Recommendations for OEMs

  • First, conduct a real component risk mapping exercise that extends beyond tier-one suppliers and includes packaging, substrates, PCB exposure, and critical material dependencies.
  • Second, implement differentiated sourcing strategies for critical components, including alternative supply paths and pre-qualified technical substitutes where feasible.
  • Third, shift decision-making away from unit cost alone and toward total business risk, including the cost of disruption, lost revenue, and production instability.
  • Fourth, build stronger relationships with European technology and manufacturing partners, even where short-term pricing appears less favorable.

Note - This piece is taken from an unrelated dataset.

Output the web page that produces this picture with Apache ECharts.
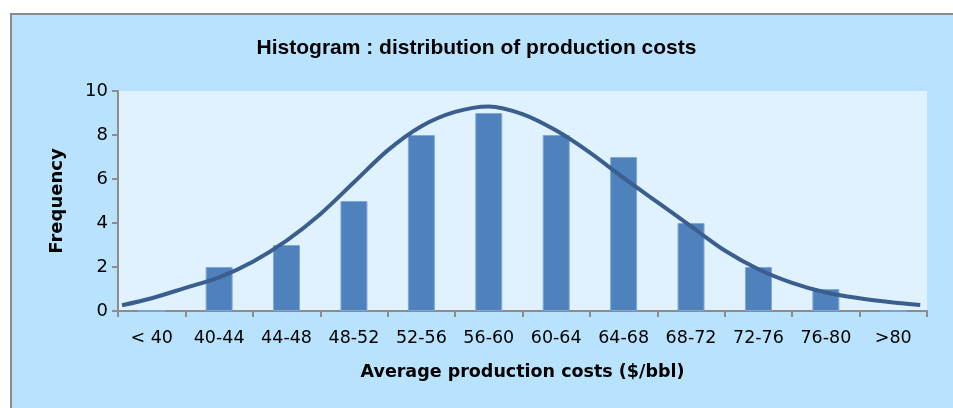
<!DOCTYPE html>
<html>
<head>
<meta charset="utf-8">
<script src="https://cdn.jsdelivr.net/npm/echarts@6/dist/echarts.min.js"></script>
<style>
  html, body { margin: 0; padding: 0; background: #fff; overflow: hidden; width: 953px; height: 408px; }
  #frame {
    position: absolute; left: 10px; top: 13px; width: 941px; height: 393px;
    background: #B9E3FD; border-left: 2px solid #8a8a8a; border-top: 2px solid #8a8a8a;
  }
  #main { position: absolute; left: 0; top: 0; width: 953px; height: 408px; }
</style>
</head>
<body>
<div id="frame"></div>
<div id="main"></div>
<script>
// cost bins and counts
const categories = ['< 40', '40-44', '44-48', '48-52', '52-56', '56-60', '60-64', '64-68', '68-72', '72-76', '76-80', '>80']
const frequency = [0, 2, 3, 5, 8, 9, 8, 7, 4, 2, 1, 0]
const yTicks = [0, 2, 4, 6, 8, 10]

// fitted curve (x in bin units, 0 = left edge of the axis)
const curveX = [0.06, 0.5, 1, 1.5, 2, 2.5, 3, 3.5, 4, 4.5, 5, 5.5, 6, 6.5, 7, 7.5, 8, 8.5, 9, 9.5, 10, 10.5, 11, 11.5, 11.9]
const curveY = [0.26, 0.58, 1.05, 1.53, 2.24, 3.2, 4.4, 5.85, 7.3, 8.4, 9.05, 9.3, 8.95, 8.2, 7.2, 6.05, 4.95, 3.85, 2.75, 1.9, 1.28, 0.84, 0.58, 0.39, 0.27]

const chart = echarts.init(document.getElementById('main'))
const option = {
  backgroundColor: 'transparent',
  animation: false,
  title: {
    text: 'Histogram : distribution of production costs',
    left: 'center',
    top: 33,
    textStyle: { fontFamily: 'Liberation Sans', fontWeight: 'bold', fontSize: 21, color: '#000' },
  },
  grid: {
    left: 118, right: 26, top: 91, bottom: 97,
    show: true, backgroundColor: '#E0F2FE', borderWidth: 0,
  },
  xAxis: [
    {
      type: 'category',
      data: categories,
      boundaryGap: true,
      name: 'Average production costs ($/bbl)',
      nameLocation: 'middle',
      nameGap: 52,
      nameTextStyle: { fontFamily: 'DejaVu Sans', fontWeight: 'bold', fontSize: 17.5, color: '#000' },
      axisLine: { lineStyle: { color: '#8c8c8c', width: 2 } },
      axisTick: { show: true, length: 6, lineStyle: { color: '#8c8c8c', width: 2 } },
      axisLabel: { fontFamily: 'DejaVu Sans', fontSize: 17.5, color: '#000', margin: 18 },
      splitLine: { show: false },
    },
    {
      type: 'value',
      min: 0,
      max: 12,
      show: false,
    },
  ],
  yAxis: {
    type: 'value',
    min: yTicks[0],
    max: yTicks[yTicks.length - 1],
    interval: 2,
    name: 'Frequency',
    nameLocation: 'middle',
    nameGap: 52,
    nameTextStyle: { fontFamily: 'DejaVu Sans', fontWeight: 'bold', fontSize: 18, color: '#000' },
    axisLine: { show: true, lineStyle: { color: '#8c8c8c', width: 2 } },
    axisTick: { show: true, length: 6, lineStyle: { color: '#8c8c8c', width: 2 } },
    axisLabel: { fontFamily: 'DejaVu Sans', fontSize: 18, color: '#000', margin: 10 },
    splitLine: { show: false },
  },
  series: [
    {
      type: 'bar',
      data: frequency,
      barWidth: '40%',
      itemStyle: { color: '#4F81BD', borderColor: '#7FA7D8', borderWidth: 1 },
    },
    {
      type: 'line',
      xAxisIndex: 1,
      data: curveX.map((x, i) => [x, curveY[i]]),
      smooth: 0.3,
      showSymbol: false,
      symbol: 'none',
      lineStyle: { color: '#3A5F8F', width: 4 },
    },
  ],
}
chart.setOption(option)
</script>
</body>
</html>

Recommendations for EMS providers

  • First, invest in automation and digitalization, because long-term competitiveness in Europe will depend on productivity and visibility, not labor arbitrage.
  • Second, strengthen procurement and analytics capabilities so that the EMS provider becomes a supply resilience partner, not just a contract manufacturer.
  • Third, deepen positioning in highly regulated, quality-sensitive sectors where traceability, compliance, and regional trust create measurable value.
  • Fourth, expand turnkey and hybrid operating models and build the internal capability to manage more complex OEM relationships.

Conclusion: the new supply map is not a trend, but a structural shift

The European Chips Act will not make Europe fully self-sufficient in semiconductors in the short term. What it can do is far more practical and strategically valuable: reduce the most critical dependencies, strengthen key parts of the semiconductor value chain, and support a more resilient industrial model.

For European OEMs and EMS providers, this marks the end of an era in which sourcing was driven primarily by price. In the new model, competitive advantage will belong to companies that can combine cost discipline, technology access, compliance, and operational resilience within one coherent strategy.

The new semiconductor supply map is therefore not being built only inside fabs. It is also being built in procurement functions, planning teams, OEM-EMS operating models, production footprint decisions, and a company’s ability to manage risk before it becomes disruption.

That is where the next generation of competitive advantage in European electronics will be defined.